The arrest of Rosetta Cutolo, 57, in the mob stronghold of Ottaviano was the second important strike by authorities at organised crime in less than a month. On 15 January, the man believed to be the Siclian Mafia's 'boss of bosses,' Salvatore 'Toto' Riina was arrested in Palermo. He had been a fugitive for 23 years.

Authorities believe Rosetta Cutolo had been running the syndicate for her brother, Raffaele Cutolo, who is serving a life sentence in a Sardinian prison for crimes in the name of his Nuova Camorra Organizzata, a powerful branch of the Camorra, as Neapolitan crime gangs are known.

'Is Rosetta in?' a Naples police official, Umberto Vecchione, said he asked Cutolo's wife, Immacolata Iacone, as she opened the door for officers. In reply, Rosetta Cutolo appeared at the entrance, saying 'I am tired of being a fugitive,' Mr Vecchione recounted, according to the Italian news agency AGI in Naples.

'Rosetta Cutolo had been followed around the world, protected by gangsters but in the end we succeeded in arresting her' Luigi Rossi, an official of the state police said in Rome.

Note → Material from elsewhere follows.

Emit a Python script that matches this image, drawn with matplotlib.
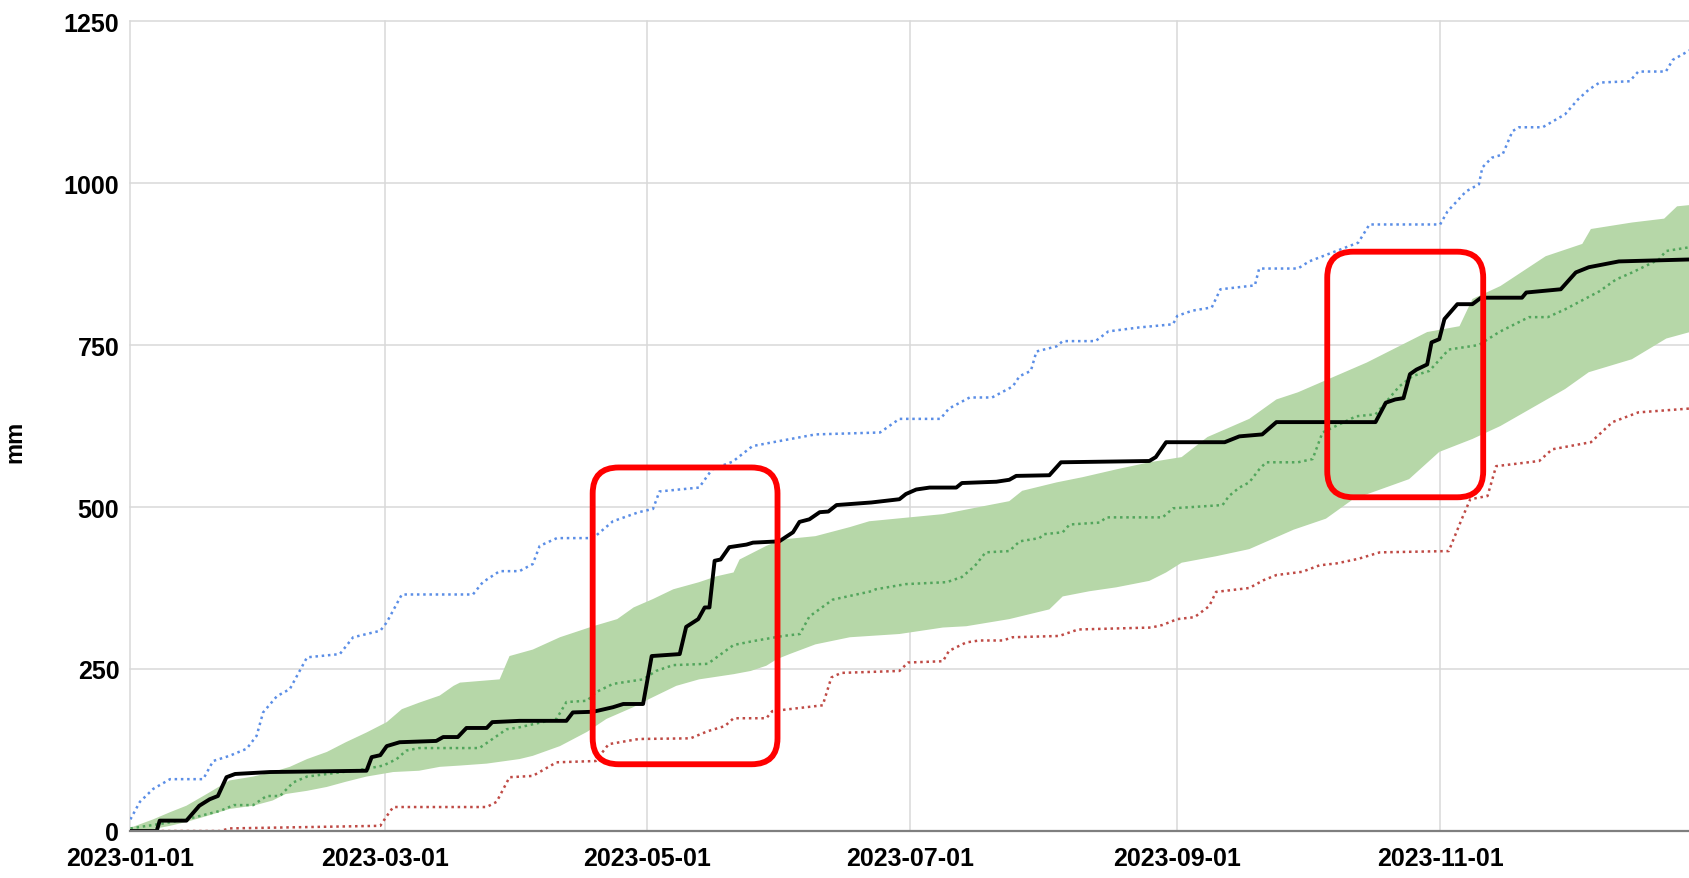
import numpy as np
import matplotlib
matplotlib.use('Agg')
import matplotlib.pyplot as plt
import matplotlib.dates as mdates
from matplotlib.patches import FancyBboxPatch
from datetime import datetime

plt.rcParams['font.family'] = ['Liberation Sans', 'DejaVu Sans']
plt.rcParams['font.weight'] = 'bold'

# 日数 (2023-01-01 からの経過日) と累積降水量 mm
actual_day = [0, 6.1, 6.8, 13, 16, 18.4, 20.3, 22.3, 24.3, 32.4,
              54.8, 56, 58, 59.5, 62.5, 71, 72.6, 76, 78, 82.7,
              84, 90.3, 101.2, 102.7, 107.4, 112, 114.4, 119, 121, 127.5,
              129, 131.8, 133.3, 134.4, 135.6, 137, 139, 143, 144.5, 150.6,
              153.8, 155.3, 157.6, 160, 162, 163.9, 172, 178.5, 180, 182.4,
              185.5, 191.7, 193, 201, 204, 205.6, 213.3, 216, 236.5, 238,
              240.4, 254, 257.4, 262.7, 266, 289, 291.4, 293.6, 295.5, 297,
              298.5, 301, 302, 303.8, 305, 308, 311.5, 313.5, 323, 324,
              332, 335.5, 338.5, 345.5, 362]
actual_mm = [0, 0, 16, 16, 39, 49, 54, 83, 88, 91,
             93, 114, 117, 131, 137, 139, 145, 145, 159, 159,
             168, 170, 170, 183, 184, 191, 196, 196, 270, 273,
             315, 327, 345, 345, 417, 419, 438, 442, 445, 447,
             461, 477, 481, 492, 493, 503, 507, 512, 520, 527,
             530, 530, 537, 539, 542, 548, 549, 569, 571, 577,
             600, 600, 609, 612, 631, 631, 661, 666, 668, 705,
             712, 720, 754, 759, 790, 813, 813, 823, 823, 831,
             836, 862, 870, 879, 882]

max_day = [0, 2.2, 5.3, 9.2, 16.9, 19.2, 23, 27, 29.3, 30.8,
           34, 37, 41, 48.6, 51.7, 58, 59.5, 63, 79.5, 81.8,
           85.7, 90.3, 93.4, 95, 99, 107.4, 112, 118, 121.3, 122.8,
           132, 135, 139.8, 144.4, 150, 159, 174, 178.5, 188, 190,
           194.8, 200, 204.8, 206.4, 209, 210.3, 215, 216.4, 224, 227,
           234, 242, 243, 246.5, 251, 253, 261, 262, 271, 273.6,
           285, 287.6, 304, 305.7, 310, 313, 313.8, 316, 318.5, 320.8,
           322.3, 327.8, 333, 336, 338.5, 341, 348, 350, 356.4, 358,
           362]
max_mm = [18, 45, 65, 80, 80, 108, 116, 127, 147, 183,
          208, 219, 268, 273, 299, 309, 322, 365, 365, 384,
          401, 401, 412, 440, 452, 452, 478, 492, 497, 524,
          530, 558, 570, 594, 601, 612, 615, 636, 636, 652,
          669, 669, 686, 702, 710, 740, 748, 756, 756, 771,
          777, 782, 795, 803, 808, 836, 842, 868, 868, 879,
          908, 936, 936, 956, 987, 998, 1024, 1039, 1044, 1080,
          1086, 1086, 1106, 1129, 1144, 1155, 1157, 1172, 1172, 1190,
          1205]

min_day = [0, 20.8, 23, 58, 59.5, 61, 82.7, 85, 88, 93.4,
           98.9, 108, 111, 118, 130, 134, 138, 140, 147.6, 149,
           160.7, 162.7, 165, 178.5, 180.5, 188.6, 190, 194, 197, 202.5,
           204.8, 215.6, 220, 237, 239.6, 243, 247, 250.4, 252, 259.7,
           263, 266, 272, 276, 280, 285, 290, 306, 309, 311,
           315, 317, 327, 330, 339, 344, 350, 362]
min_mm = [0, 0, 4, 8, 23, 37, 37, 45, 83, 85,
          106, 108, 134, 142, 143, 154, 162, 174, 174, 185,
          194, 237, 244, 247, 260, 262, 278, 291, 294, 294,
          299, 301, 311, 314, 318, 327, 330, 347, 369, 375,
          387, 395, 400, 410, 413, 420, 430, 432, 481, 512,
          517, 563, 571, 589, 600, 631, 646, 652]

median_day = [0, 7, 13, 20.8, 24, 28.5, 31.6, 34.7, 37.8, 41,
              51.7, 54.8, 58.7, 61.8, 64, 67, 81, 83.4, 87.3, 90.3,
              98.9, 101.2, 106, 108, 112, 119, 122, 126, 134, 140,
              144.5, 151.5, 155.4, 157.6, 163, 172, 173, 180, 189.5, 193,
              196, 198.5, 204, 206.4, 211, 212, 216.4, 218, 225, 226.5,
              239.6, 242, 253.5, 255, 257.4, 259.7, 262, 263.6, 271, 274.4,
              276.7, 284.5, 289, 294.5, 297.6, 301.5, 306, 313, 317.7, 324.6,
              329, 333, 341, 344.8, 348.6, 354.8, 356.4, 362]
median_mm = [4, 11, 18, 31, 40, 40, 54, 54, 75, 84,
             93, 96, 101, 111, 124, 128, 128, 139, 157, 160,
             173, 199, 201, 214, 227, 234, 247, 256, 258, 287,
             293, 301, 304, 331, 357, 370, 373, 381, 384, 392,
             409, 430, 432, 447, 452, 458, 461, 473, 476, 484,
             484, 498, 503, 517, 530, 538, 558, 569, 569, 574,
             615, 640, 643, 686, 702, 710, 743, 750, 770, 793,
             793, 805, 833, 851, 862, 882, 895, 901]

# 平年の範囲 (上端・下端)
upper_day = [0, 5.3, 9.2, 13, 17.7, 23, 28.5, 33, 37, 41,
             45.6, 50, 54.8, 59.5, 63, 67, 71.8, 75, 76.5, 85.7,
             88, 93.4, 99.7, 107.4, 113, 116.8, 121.3, 126, 132, 136,
             140, 141.4, 147.6, 151.5, 159, 167, 171.5, 188.6, 197.8, 204,
             207, 215, 221, 228.8, 236.5, 244, 250, 259.7, 266, 271,
             287, 301, 308.5, 311.5, 318, 328.5, 337, 339, 348.5, 356,
             359, 362]
upper_mm = [5, 18, 29, 39, 57, 78, 84, 91, 99, 111,
            122, 137, 152, 168, 188, 198, 209, 224, 229, 234,
            270, 280, 299, 316, 327, 345, 358, 373, 384, 393,
            399, 419, 440, 450, 455, 469, 478, 489, 501, 509,
            525, 538, 546, 558, 569, 577, 608, 636, 666, 677,
            723, 770, 779, 821, 841, 887, 906, 929, 939, 945,
            964, 966]

lower_day = [0, 5.3, 9.2, 13, 17.7, 23, 28.5, 33, 36, 41,
             45.6, 50, 54.8, 61, 67, 71.8, 76.5, 82.7, 90.3, 93.4,
             99.7, 106, 110.5, 116.7, 120.5, 126.7, 132, 140, 144, 147.6,
             150, 153, 159, 167, 178.5, 188.6, 194, 204, 213.3, 216.4,
             222.6, 228.8, 236.5, 240.4, 244, 248, 252, 259.7, 270, 277.5,
             283.8, 296.8, 303.8, 311.5, 318, 333, 338.5, 348.5, 356.5, 362]
lower_mm = [0, 3, 8, 14, 23, 34, 39, 47, 57, 62,
            68, 76, 84, 91, 93, 99, 101, 104, 111, 116,
            131, 153, 173, 191, 204, 224, 234, 242, 247, 255,
            265, 273, 288, 299, 304, 314, 316, 327, 342, 362,
            370, 376, 386, 399, 414, 419, 424, 435, 465, 482,
            512, 543, 585, 605, 625, 682, 708, 728, 760, 770]

# 強調枠 (日, mm)
highlight_boxes = [((107.3, 103), (150.2, 561)), ((277.8, 515), (314.0, 894))]

x_ticks = ['2023-01-01', '2023-03-01', '2023-05-01', '2023-07-01', '2023-09-01', '2023-11-01']
y_ticks = [0, 250, 500, 750, 1000, 1250]

t0 = mdates.date2num(datetime(2023, 1, 1))


def xs(days):
    return t0 + np.asarray(days, dtype=float)


W, H = 1690, 879
fig = plt.figure(figsize=(W / 100, H / 100), dpi=100)
ax = fig.add_axes([130.4 / W, 47 / H, 1 - 130.4 / W, (832 - 22) / H])

# 平年の範囲
ax.fill(np.concatenate([xs(upper_day), xs(lower_day)[::-1]]),
        np.concatenate([upper_mm, lower_mm[::-1]]),
        color='#b6d7a8', lw=0, zorder=1)

dot = (0, (1, 1.5))
ax.plot(xs(median_day), median_mm, color='#52a55c', lw=1.8, ls=dot, zorder=2)
ax.plot(xs(max_day), max_mm, color='#5b8ee6', lw=1.8, ls=dot, zorder=2)
ax.plot(xs(min_day), min_mm, color='#bf4a45', lw=1.8, ls=dot, zorder=2)
ax.plot(xs(actual_day), actual_mm, color='black', lw=2.8, zorder=3,
        solid_joinstyle='round')

ax.set_xlim(t0, t0 + 362)
ax.set_ylim(0, 1250)
ax.set_xticks([mdates.date2num(datetime.strptime(s, '%Y-%m-%d')) for s in x_ticks])
ax.set_xticklabels(x_ticks)
ax.set_yticks(y_ticks)

ax.grid(True, color='#d9d9d9', lw=1.1, zorder=0)
for gl in ax.get_xgridlines() + ax.get_ygridlines():
    gl.set_clip_on(False)
ax.set_axisbelow(True)

for s in ['top', 'right', 'left']:
    ax.spines[s].set_visible(False)
ax.spines['bottom'].set_color('#7f7f7f')
ax.spines['bottom'].set_linewidth(1.6)
ax.spines['bottom'].set_zorder(4)

ax.tick_params(axis='x', length=0, labelsize=18, pad=11)
ax.tick_params(axis='y', length=0, labelsize=18, pad=8)

fig.text(15 / W, 1 - 442 / H, 'mm', rotation=90, ha='center', va='center',
         fontsize=17, fontweight='bold')

# 赤い角丸枠
fig.canvas.draw()
for (d0, m0), (d1, m1) in highlight_boxes:
    px0, py0 = ax.transData.transform((t0 + d0, m0))
    px1, py1 = ax.transData.transform((t0 + d1, m1))
    box = FancyBboxPatch((px0, py0), px1 - px0, py1 - py0,
                         boxstyle='round,pad=0,rounding_size=26',
                         transform=None, fill=False, edgecolor='#ff0000',
                         lw=4.2, zorder=10)
    fig.add_artist(box)

fig.savefig('out.png', dpi=100)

Lately, she 'had made frequent trips in South America, first in Brazil, then in Venezuela near the border with Colombia,' AGI quoted Mr Rossi as saying. 'The woman, a real crime manager, moved continually, even in Italy, to keep her eye on various activities.'

Cutolo is nicknamed 'ice eyes' for the hardened look from her blue eyes. She never married, apparently to devote her life to her brother. She had been sought since 9 September, 1981, when she was believed to have escaped during a police raid on a house in search of crime bosses.

She was sentenced in absentia in 1990 to nine years in prison on charges of criminal association. Her brother took over the Camorra in the early 1980s after gang battles that left hundreds dead in the Naples area. In the last few years, the Nuova Camorra Organizzata is believed to have lost much of its dominance to a Camorra rival, the Nuova Famiglia.

MILAN - Police yesterday hailed the arrest of a close ally of the Socialist leader, Bettino Craxi, as a key move in the investigation into a bribery scandal that has rocked Italy's political establishment, Reuter reports.

Silvano Larini, an architect, surrendered on Sunday to police at Ventimiglia on the French border after eight months on the run in Paris, police said. Magistrates and police allege Mr Larini played a pivotal role in channelling bribes paid for public works contracts to the Socialist Party, netting it millions of pounds.